A rotura não se deve, evidentemente, ao facto de os «aliados» se terem revelado democratas burgueses. Pelo contrário, os representantes desta última tendência são aliados naturais e desejáveis da social-democracia, sempre que se trate de tarefas democráticas desta, tarefas que a situação actual da Rússia coloca em primeiro lugar. Mas é condição indispensável para esta aliança que os socialistas tenham plena possibilidade de revelar à classe operária a oposição hostil entre os seus interesses e os interesses da burguesia. Mas o bernsteinianismo e a tendência «crítica», para a qual evoluiu em geral a maior parte dos marxistas legais, eliminavam esta possibilidade e corrompiam a consciência socialista aviltando o marxismo, pregando a teoria da atenuação das contradições sociais, proclamando que é absurda a ideia da revolução social e da ditadura do proletariado, reduzindo o movimento operário e a luta de classes a um trade-unionismo estreito e à luta «realista» por reformas pequenas e graduais. Era exactamente o mesmo que se a democracia burguesa negasse o direito do socialismo à independência e, por consequência, o seu direito à existência; na prática isto significava tender a converter o nascente movimento operário em apêndice dos liberais.

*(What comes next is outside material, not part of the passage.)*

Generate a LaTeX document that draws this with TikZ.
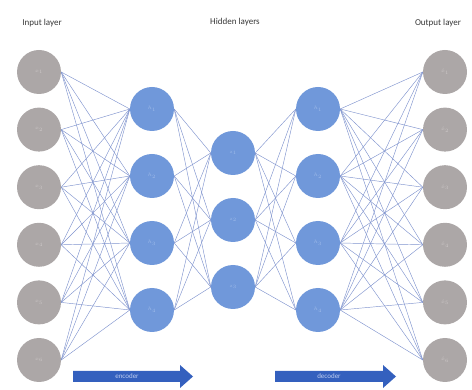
\documentclass[tikz,border=0pt]{standalone}
\usepackage{fontspec}
\setmainfont{Carlito}
\usetikzlibrary{backgrounds}
\begin{document}
\begin{tikzpicture}[x=1pt,y=-1pt,
  neuronin/.style={circle,fill={rgb,255:red,172;green,167;blue,167},minimum size=44pt,inner sep=0pt,font=\fontsize{5}{6}\selectfont,text={rgb,255:red,205;green,200;blue,200}},
  neuronhid/.style={circle,fill={rgb,255:red,112;green,152;blue,218},minimum size=44pt,inner sep=0pt,font=\fontsize{5}{6}\selectfont,text={rgb,255:red,160;green,188;blue,234}},
  link/.style={draw={rgb,255:red,128;green,148;blue,206},line width=0.45pt},
  title/.style={font=\fontsize{9}{10}\selectfont,text={rgb,255:red,55;green,55;blue,55}},
  flow/.style={fill={rgb,255:red,52;green,96;blue,190}},
  flowtext/.style={font=\fontsize{7}{8}\selectfont,text={rgb,255:red,190;green,205;blue,240}}]
\useasboundingbox (0,0) rectangle (472,390);

% layer titles
\node[title] (tin) at (42,23) {Input layer};
\node[title] (thid) at (235,22) {Hidden layers};
\node[title] (tout) at (438,23) {Output layer};

% input and output layers
\foreach \i in {1,...,6} {
  \pgfmathsetmacro{\yy}{72+57.6*(\i-1)}
  \node[neuronin] (in\i) at (39,\yy) {$x_\i$};
  \node[neuronin] (out\i) at (445,\yy) {$\hat{x}_\i$};
}
% first and third hidden layers
\foreach \i in {1,...,4} {
  \pgfmathsetmacro{\yy}{109+67*(\i-1)}
  \node[neuronhid] (ha\i) at (152,\yy) {$h_\i$};
  \node[neuronhid] (hc\i) at (318,\yy) {$h_\i$};
}
% code layer
\foreach \i in {1,...,3} {
  \pgfmathsetmacro{\yy}{153+67*(\i-1)}
  \node[neuronhid] (hb\i) at (233,\yy) {$z_\i$};
}

% fully connected weights, behind the neurons
\begin{pgfonlayer}{background}
\foreach \i in {1,...,6} \foreach \j in {1,...,4} {
  \draw[link] (in\i.east) -- (ha\j.west);
  \draw[link] (hc\j.east) -- (out\i.west);
}
\foreach \i in {1,...,4} \foreach \j in {1,...,3} {
  \draw[link] (ha\i.east) -- (hb\j.west);
  \draw[link] (hb\j.east) -- (hc\i.west);
}
\end{pgfonlayer}

% encoder / decoder arrows
\fill[flow] (73,371) -- (180,371) -- (180,365) -- (193,376.5) -- (180,388) -- (180,382) -- (73,382) -- cycle;
\node[flowtext] (enc) at (127,376.5) {encoder};
\fill[flow] (275,371) -- (383,371) -- (383,365) -- (396,376.5) -- (383,388) -- (383,382) -- (275,382) -- cycle;
\node[flowtext] (dec) at (329,376.5) {decoder};
\end{tikzpicture}
\end{document}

Naturalmente, nestas condições a rotura tornou-se necessária. Mas a particularidade «original» da Rússia manifestou-se em que essa rotura significou apenas a eliminação dos sociais-democratas da literatura «legal», a mais acessível para todos e mais amplamente difundida. Nela se entrincheiraram os «ex-marxistas», que se tinham agrupado «sob o signo da crítica» e que obtiveram quase o monopólio para «demolir» o marxismo. As palavras de ordem «Contra a ortodoxia!» e «Viva a liberdade de crítica!» (repetidas agora pela R. Dielo) tornaram-se imediatamente palavras muito em voga; e que nem mesmo os censores nem os gendarmes conseguiram resistir a essa moda, mostram-no as três edições russas do livro do famoso (famoso à maneira de Heróstrato) Bernstein(15) ou a recomendação dos livros de Bernstein, do Sr. Prokopóvitch e outros por Zubátov (Iskra, n° 10). Aos sociais-democratas incumbia então uma tarefa já de si difícil, e incrivelmente mais dificultada ainda devido a obstáculos puramente exteriores: a tarefa de combater a nova corrente. E esta corrente não se limitou ao terreno da literatura. A viragem para a «crítica» foi acompanhada de um movimento em sentido contrário: a propensão dos sociais-democratas práticos para o «economismo».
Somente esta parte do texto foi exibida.